Momentum Checkpoint Before Barcelona

A perfect home start is more than a stat—it’s a blueprint. Barça will try to slow Madrid’s rhythm, especially in the first 20 minutes. Expect them to:

  • Compress the middle to deny quick wall passes.
  • Target counters in the channels behind the advanced full-backs.
  • Foul early to break up the tempo and reset their shape.

Madrid’s answers:

  • Switches of play to move Barcelona’s block and isolate our winger 1v1.
  • The third man runs from midfield to unpick tight lines.
  • Fast restarts (throw-ins, quick free-kicks) to keep the speed high.

Key Battlegrounds

  • The first press. If Madrid wins the early duels and establishes territory, the Bernabéu takes over.
  • Half-spaces. Whoever owns the pockets between full-back and centre-back will create the clearest looks at goal.
  • Set pieces. One well-drilled routine could tilt a balanced Clásico.

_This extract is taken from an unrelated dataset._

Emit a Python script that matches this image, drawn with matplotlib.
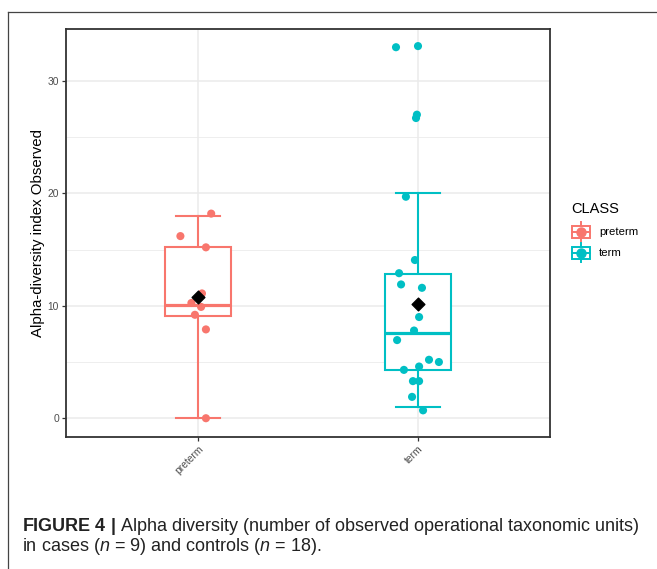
import matplotlib
matplotlib.use('Agg')
import matplotlib.pyplot as plt
from matplotlib.lines import Line2D
from matplotlib.patches import Rectangle
from matplotlib.legend_handler import HandlerBase

plt.rcParams['font.family'] = ['Liberation Sans', 'DejaVu Sans']
plt.rcParams['mathtext.fontset'] = 'custom'
plt.rcParams['mathtext.rm'] = 'Liberation Sans'
plt.rcParams['mathtext.it'] = 'Liberation Sans:italic'
plt.rcParams['mathtext.bf'] = 'Liberation Sans:bold'

classes = ['preterm', 'term']
colors = ['#F8766D', '#00BFC4']

# observed OTUs per sample, with the horizontal jitter
preterm_obs = [18.2, 16.2, 15.2, 11.1, 10.25, 9.9, 9.2, 7.9, 0.0]
preterm_jit = [0.06, -0.08, 0.036, 0.018, -0.03, 0.014, -0.014, 0.036, 0.036]
term_obs = [33.0, 33.1, 27.0, 26.7, 19.7, 14.07, 12.9, 11.9, 11.6, 9.0,
            7.8, 6.95, 5.2, 5.0, 4.6, 4.3, 3.3, 3.3, 1.9, 0.7]
term_jit = [-0.1, 0.0, -0.005, -0.009, -0.055, -0.014, -0.086, -0.077, 0.018, 0.005,
            -0.018, -0.095, 0.05, 0.095, 0.005, -0.064, -0.023, 0.005, -0.027, 0.023]

# box statistics as drawn
box_med = [10.05, 7.55]
box_q1 = [9.1, 4.27]
box_q3 = [15.2, 12.8]
whis_lo = [0.0, 1.0]
whis_hi = [18.0, 20.0]
group_mean = [10.8, 10.15]


class BoxKey(HandlerBase):
    def create_artists(self, legend, orig_handle, xdescent, ydescent,
                       width, height, fontsize, trans):
        c = orig_handle.get_color()
        x0, y0 = -xdescent, -ydescent
        w, h = width, height
        whisk = Line2D([x0 + w / 2] * 2, [y0, y0 + h], color=c, lw=1.4, transform=trans)
        box = Rectangle((x0, y0 + 0.18 * h), w, 0.64 * h, fc='white', ec=c, lw=1.4,
                        transform=trans)
        med = Line2D([x0, x0 + w], [y0 + h / 2] * 2, color=c, lw=1.4, transform=trans)
        dot = Line2D([x0 + w / 2], [y0 + h / 2], marker='o', ms=6.5, color=c,
                     ls='none', transform=trans)
        return [whisk, box, med, dot]


fig = plt.figure(figsize=(6.57, 5.69), dpi=100)
ax = fig.add_axes([66 / 657, 1 - 437 / 569, 484 / 657, 408 / 569])

positions = [1, 2]
stats = []
for i, c in enumerate(classes):
    stats.append(dict(med=box_med[i], q1=box_q1[i], q3=box_q3[i],
                      whislo=whis_lo[i], whishi=whis_hi[i], fliers=[], label=c))

bp = ax.bxp(stats, positions=positions, widths=0.3, capwidths=0.2,
            showfliers=False, patch_artist=True)
for i, c in enumerate(colors):
    bp['boxes'][i].set(facecolor='white', edgecolor=c, linewidth=1.5, zorder=2)
    bp['medians'][i].set(color=c, linewidth=2.3, zorder=3)
    for ln in bp['whiskers'][2 * i:2 * i + 2] + bp['caps'][2 * i:2 * i + 2]:
        ln.set(color=c, linewidth=1.5, zorder=1.5)

groups = [(preterm_obs, preterm_jit), (term_obs, term_jit)]
for i, (vals, jit) in enumerate(groups):
    xs = [positions[i] + j for j in jit]
    ax.scatter(xs, vals, s=34, color=colors[i], edgecolors='none', zorder=4)

ax.scatter(positions, group_mean, marker='D', s=42, color='black', zorder=5)

ax.set_xlim(0.4, 2.6)
ax.set_ylim(-1.67, 34.62)
ax.set_xticks(positions)
ax.set_xticklabels(classes, rotation=45, ha='right', va='top', rotation_mode='anchor')
ax.set_yticks([0, 10, 20, 30])
ax.set_yticks([5, 15, 25], minor=True)
ax.tick_params(axis='both', which='major', length=3, width=0.9, color='#333333',
               labelcolor='#4D4D4D', labelsize=7.4, pad=2)
ax.tick_params(axis='y', which='minor', length=0)
ax.grid(True, which='major', color='#EBEBEB', linewidth=1.1)
ax.grid(True, which='minor', axis='y', color='#EBEBEB', linewidth=0.6)
ax.set_axisbelow(True)
for sp in ax.spines.values():
    sp.set_color('#333333')
    sp.set_linewidth(1.3)

ax.set_ylabel('Alpha-diversity index Observed', fontsize=10.8, labelpad=2)

# legend: title placed on its own, keys below it
fig.text(571 / 657, 1 - 213 / 569, 'CLASS', fontsize=10.5, va='baseline')
handles = [Line2D([], [], color=c) for c in colors]
fig.legend(handles, classes, loc='upper left',
           bbox_to_anchor=(571.5 / 657, 1 - 222.3 / 569), bbox_transform=fig.transFigure,
           frameon=False, fontsize=8.2,
           handlelength=1.6, handleheight=2.2, labelspacing=0.15, handletextpad=0.8,
           borderpad=0.0, borderaxespad=0.0, handler_map={Line2D: BoxKey()})

# outer figure frame (top and left edges visible)
fig.add_artist(Line2D([8 / 657, 1], [1 - 12 / 569] * 2, color='#444444', lw=0.9))
fig.add_artist(Line2D([8 / 657] * 2, [0, 1 - 12 / 569], color='#444444', lw=0.9))

fig.text(22 / 657, 1 - 531 / 569,
         r'$\mathbf{FIGURE\ 4\ |}$ Alpha diversity (number of observed operational taxonomic units)',
         fontsize=13.0, color='#222222', va='baseline')
fig.text(22 / 657, 1 - 551 / 569,
         r'in cases ($n$ = 9) and controls ($n$ = 18).',
         fontsize=13.0, color='#222222', va='baseline')

fig.savefig('out.png', dpi=100)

Mini-Trends From the Six Home Wins

  • Controlled risk: fewer wild shots from distance, more cut-backs from the byline.
  • Compact rest-defence: the back line is ready for counters; distances between units are tight.
  • Tempo shifts: deliberate slow-downs followed by sudden vertical punches—especially after substitutions.

How Madrid Can Hurt Barcelona

  1. Quick diagonals into wide runners when Barça’s full-backs step high.
  2. Early crosses to attack the space behind a narrow back four.
  3. Second-phase corners: recycle the first clearance and shoot through traffic.

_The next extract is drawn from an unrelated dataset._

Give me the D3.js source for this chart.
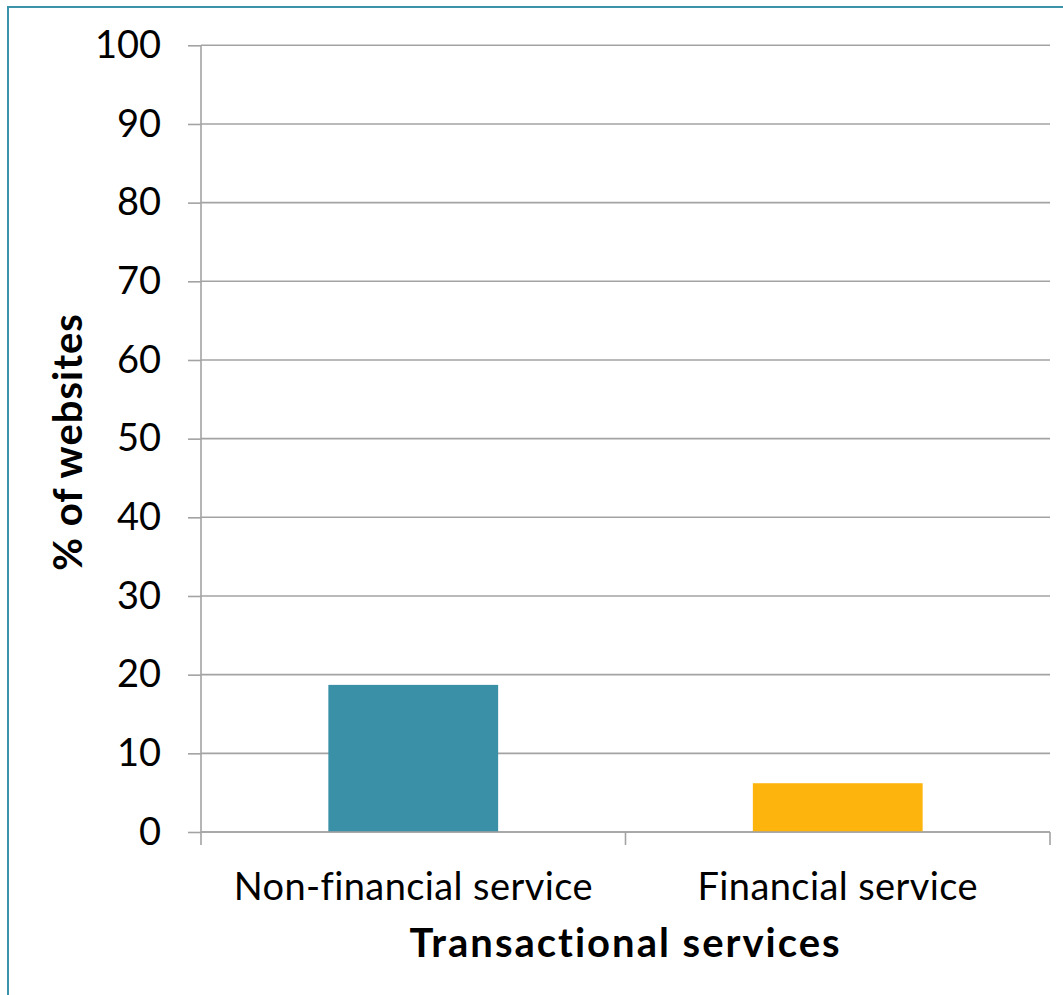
<!DOCTYPE html>
<html>
<head>
<meta charset="utf-8">
<script src="https://cdn.jsdelivr.net/npm/d3@7"></script>
<style>
  html, body { margin: 0; padding: 0; background: #fff; }
  svg { display: block; }
  text { font-family: Lato, "Open Sans", sans-serif; fill: #000; }
</style>
</head>
<body>
<svg id="chart" width="1063" height="995"></svg>
<script>
// Share of websites offering each kind of transactional service
const categories = ["Non-financial service", "Financial service"];
const values = [18.7, 6.2];
const barColors = ["#3a90a7", "#fdb50e"];
const yTicks = [0, 10, 20, 30, 40, 50, 60, 70, 80, 90, 100];
const xTitle = "Transactional services";
const yTitle = "% of websites";

const W = 1063, H = 995;
const margin = { left: 201, right: 13, top: 45.3, bottom: 163 };
const svg = d3.select("#chart");

// outer frame
svg.append("rect")
  .attr("x", 8).attr("y", 7)
  .attr("width", W + 20).attr("height", H + 20)
  .attr("fill", "none").attr("stroke", "#3a93a8").attr("stroke-width", 2);

const x = d3.scaleBand()
  .domain(categories)
  .range([margin.left, W - margin.right])
  .paddingInner(0.6)
  .paddingOuter(0.3);

const y = d3.scaleLinear()
  .domain([0, 100])
  .range([H - margin.bottom, margin.top]);

const gridColor = "#a3a3a3";

// horizontal gridlines + y axis
const yAxis = d3.axisLeft(y)
  .tickValues(yTicks)
  .tickSize(13)
  .tickPadding(27);
const gy = svg.append("g")
  .attr("transform", `translate(${margin.left},0)`)
  .call(yAxis);
gy.select(".domain").remove();
gy.selectAll(".tick line").attr("stroke", gridColor).attr("stroke-width", 1.6);
gy.selectAll(".tick text")
  .attr("font-size", 38)
  .attr("font-family", "Lato, sans-serif")
  .attr("fill", "#000");

svg.append("g")
  .selectAll("line")
  .data(yTicks)
  .join("line")
  .attr("x1", margin.left).attr("x2", W - margin.right)
  .attr("y1", d => y(d)).attr("y2", d => y(d))
  .attr("stroke", gridColor).attr("stroke-width", 1.6);

// vertical axis line
svg.append("line")
  .attr("x1", margin.left).attr("x2", margin.left)
  .attr("y1", y(100)).attr("y2", y(0) + 13)
  .attr("stroke", gridColor).attr("stroke-width", 1.6);

// category separator ticks below the baseline
const step = x.step();
const sepXs = [margin.left + step, W - margin.right];
svg.append("g")
  .selectAll("line")
  .data(sepXs)
  .join("line")
  .attr("x1", d => d).attr("x2", d => d)
  .attr("y1", y(0)).attr("y2", y(0) + 13)
  .attr("stroke", gridColor).attr("stroke-width", 1.6);

// bars
svg.append("g")
  .selectAll("rect")
  .data(categories)
  .join("rect")
  .attr("x", d => x(d))
  .attr("width", x.bandwidth())
  .attr("y", (d, i) => y(values[i]))
  .attr("height", (d, i) => y(0) - y(values[i]))
  .attr("fill", (d, i) => barColors[i]);

// redraw baseline on top of bars
svg.append("line")
  .attr("x1", margin.left).attr("x2", W - margin.right)
  .attr("y1", y(0)).attr("y2", y(0))
  .attr("stroke", gridColor).attr("stroke-width", 1.6);

// category labels
svg.append("g")
  .selectAll("text")
  .data(categories)
  .join("text")
  .attr("x", d => x(d) + x.bandwidth() / 2)
  .attr("y", 900)
  .attr("text-anchor", "middle")
  .attr("font-size", 38)
  .attr("letter-spacing", 0.4)
  .text(d => d);

// axis titles
svg.append("text")
  .attr("x", (margin.left + W - margin.right) / 2)
  .attr("y", 957)
  .attr("text-anchor", "middle")
  .attr("font-size", 40)
  .attr("font-weight", "bold")
  .attr("letter-spacing", 2)
  .text(xTitle);

svg.append("text")
  .attr("transform", "translate(82,442) rotate(-90)")
  .attr("text-anchor", "middle")
  .attr("font-size", 40)
  .attr("font-weight", "bold")
  .attr("letter-spacing", 1)
  .text(yTitle);
</script>
</body>
</html>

How Barcelona Will Try to Hurt Madrid

  • Overloads on one flank to drag bodies across, then a fast switch to the weak side.
  • Inside runs from wingers to create shooting lanes at the edge of the box.
  • Draw fouls in advanced zones to test defensive restarts.

What We Loved in the 11–3 Stretch

  • Game management in minute 70+: calm, compact, no panic.
  • Wing interchange: when one wingman narrows, the full-back provides immediate width.
  • Keeper distribution: sharp, brave passes to break the first line and jump-start attacks.

Where There’s Still Headroom

  • Kill the counter earlier: a tactical foul or two in midfield can be the difference against elite transitions.
  • Faster shot selection: one less touch around the box turns half-chances into goals.
  • Early crosses from the weak side: keep opponents honest when they over-commit centrally.

Matchday: What to Watch in the First 15 Minutes

  • Press height—are Madrid jumping passing lanes or sitting in a mid-block trap?
  • Barça’s escape route—left or right? That dictates our pressing triggers.
  • Ref tone—early leniency or quick cards? It’ll shape how aggressive both presses can be.

Confidence, Not Complacency

Six wins at home set the stage, but Clásicos have their own gravity. Madrid must respect the details: rest-defence positioning, set-piece discipline, and the emotional control to ride the game’s swings.

At a Glance (Home Form)

  • Record: 6 wins from 6
  • Goals: 11 scored, 3 conceded
  • Clean sheets: Several narrow, well-managed wins
  • Trend: Late control phases, strong bench impact

RMxtra Verdict

Edge to Madrid—if the press bites early. The Bernabéu energy plus quick switches into space should generate enough high-quality chances. Keep the distances compact when attacks break down, and the streak can live to see Barcelona and Valencia.